I’m looking forward to 2024 — 12 is my lucky number, so 24 is kind of close.

What are you most concerned about for 2024?

AI, its development, and whether or not it is hindered by regulation. Those types of things are really where I have concerns.

Obviously, I think we’re all hoping that the economy has a good year and starts to straighten out.

It feels like things are starting to get on the right track. But no one has the crystal ball.

What’s one thing you got right in 2023?

Ever since I learned about artificial intelligence — since my freshman year of college — I’ve just been hugely fascinated by it. I’ve been betting that it would be huge when we got it right.

I was going to be a doctor, but I changed my major to computer science. I chose artificial intelligence as my undergraduate concentration and my graduate specialty. I feel I’ve been a lifelong student of AI and, really, a follower of AI.

So to see AI really have its moment in 2023 — I feel like my lifelong conviction that this was going to be something that ends up changing everything has started to come into focus.

What’s one thing you got wrong in 2023?

My undergraduate major, when I changed it, was something called symbolic systems. It’s cognitive psychology: How do people learn? Philosophy: How do people reason? Linguistics: How do people express themselves? And computer science: Can you build a computer that does the same, but learns, reason, and expresses itself?

If you look at the field of AI, for years all the focus was on learning models and reasoning. Being able to extrapolate from what you learn from that data and from what those models do — to be able to reason in uncertain and unknown spaces.

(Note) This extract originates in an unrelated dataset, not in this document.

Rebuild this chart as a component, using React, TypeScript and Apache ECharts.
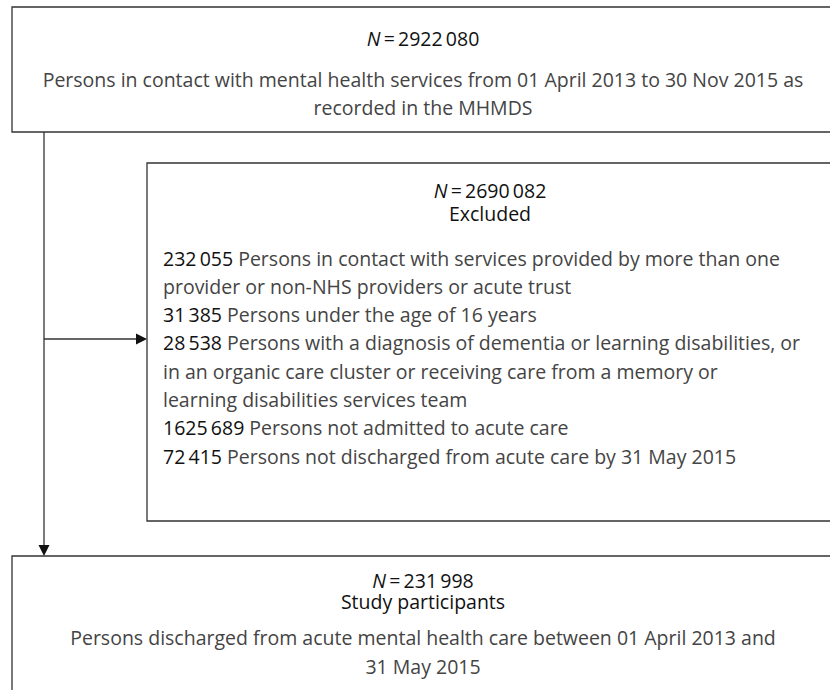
import React, { useEffect, useRef } from "react";
import * as echarts from "echarts";

// ---- data ----
const totalN = 2922080;
const totalDesc = [
  "Persons in contact with mental health services from 01 April 2013 to 30 Nov 2015 as",
  "recorded in the MHMDS",
];
const excludedN = 2690082;
const excludedTitle = "Excluded";
const exclusionCounts = [232055, 31385, 28538, 1625689, 72415];
const exclusionReasons = [
  ["Persons in contact with services provided by more than one", "provider or non-NHS providers or acute trust"],
  ["Persons under the age of 16 years"],
  [
    "Persons with a diagnosis of dementia or learning disabilities, or",
    "in an organic care cluster or receiving care from a memory or",
    "learning disabilities services team",
  ],
  ["Persons not admitted to acute care"],
  ["Persons not discharged from acute care by 31 May 2015"],
];
const participantsN = 231998;
const participantsTitle = "Study participants";
const participantsDesc = [
  "Persons discharged from acute mental health care between 01 April 2013 and",
  "31 May 2015",
];

const FONT = "'Open Sans', 'Noto Sans', sans-serif";
const FS = 19.5;
const BODY = "#444";
const DARK = "#111";
const LINE = "#333";

function fmt(n: number): string {
  const s = String(n);
  if (s.length <= 4) return s;
  return s.slice(0, s.length - 3) + "\u2009" + s.slice(s.length - 3);
}

function header(n: number, title: string | null, cx: number, y: number, lhh: number) {
  const txt = "{it|N}{r|\u2009=\u2009" + fmt(n) + "}" + (title ? "\n{r|" + title + "}" : "");
  return {
    type: "text",
    x: cx,
    y,
    style: {
      text: txt,
      align: "center",
      verticalAlign: "top",
      fontFamily: FONT,
      fontSize: FS,
      lineHeight: lhh,
      fill: DARK,
      rich: {
        it: { fontStyle: "italic", fontFamily: FONT, fontSize: FS, lineHeight: lhh, fill: DARK },
        r: { fontFamily: FONT, fontSize: FS, lineHeight: lhh, fill: DARK },
      },
    },
  };
}

function plain(text: string, x: number, y: number, align: string, fill = BODY) {
  return {
    type: "text",
    x,
    y,
    style: { text, align, verticalAlign: "middle", fontFamily: FONT, fontSize: FS, fill },
  };
}

export default function App() {
  const ref = useRef<HTMLDivElement>(null);
  useEffect(() => {
    document.body.style.margin = "0";
    const chart = echarts.init(ref.current!, null, { renderer: "svg" });
    const els: any[] = [];
    const boxStyle = { fill: "#fff", stroke: LINE, lineWidth: 1.3 };
    // boxes
    els.push({ type: "rect", shape: { x: 12, y: 7, width: 840, height: 125 }, style: boxStyle });
    els.push({ type: "rect", shape: { x: 147, y: 163, width: 700, height: 358 }, style: boxStyle });
    els.push({ type: "rect", shape: { x: 12, y: 556, width: 840, height: 200 }, style: boxStyle });
    // connectors
    els.push({ type: "line", shape: { x1: 44, y1: 132, x2: 44, y2: 546 }, style: { stroke: LINE, lineWidth: 1.3 } });
    els.push({ type: "polygon", shape: { points: [[38.5, 545], [49.5, 545], [44, 556]] }, style: { fill: "#111" } });
    els.push({ type: "line", shape: { x1: 44, y1: 339, x2: 137, y2: 339 }, style: { stroke: LINE, lineWidth: 1.3 } });
    els.push({ type: "polygon", shape: { points: [[136, 333.5], [136, 344.5], [147, 339]] }, style: { fill: "#111" } });

    // top box text
    const topCx = 423;
    els.push(header(totalN, null, topCx, 28, 20));
    totalDesc.forEach((t, i) => els.push(plain(t, topCx, 79 + i * 28, "center")));

    // inner box text
    const midCx = 490;
    els.push(header(excludedN, excludedTitle, midCx, 179, 23));
    let y = 258;
    const lh = 28.3;
    exclusionCounts.forEach((c, i) => {
      exclusionReasons[i].forEach((line, j) => {
        if (j === 0) {
          els.push({
            type: "text",
            x: 163,
            y,
            style: {
              text: "{n|" + fmt(c) + "} " + line,
              align: "left",
              verticalAlign: "middle",
              fontFamily: FONT,
              fontSize: FS,
              fill: BODY,
              rich: { n: { fontFamily: FONT, fontSize: FS, fill: DARK } },
            },
          });
        } else {
          els.push(plain(line, 163, y, "left"));
        }
        y += lh;
      });
    });

    // bottom box text
    els.push(header(participantsN, participantsTitle, topCx, 570, 21));
    participantsDesc.forEach((t, i) => els.push(plain(t, topCx, 637 + i * 29.5, "center")));

    chart.setOption({ animation: false, graphic: { elements: els } });
    return () => chart.dispose();
  }, []);
  return <div ref={ref} style={{ width: 830, height: 690, background: "#fff" }} />;
}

And I think it was a surprise for me, and for a lot of people, that with generative AI, it was really the expression that moves the whole field so far forward — the ability to express itself in language, the ability to express itself in pictures.

It turns out you can have all the intelligence. You can learn and reason. But to capture people’s imagination, that level of expressiveness needed to be there.

Back when I picked my major, I knew I was interested in cognitive psychology. I knew I was interested in computer science. I knew I was interested in philosophy.

I was kind of on the fence about linguistics. And the fact that that was the area that really moved AI the furthest forward was a surprise to me.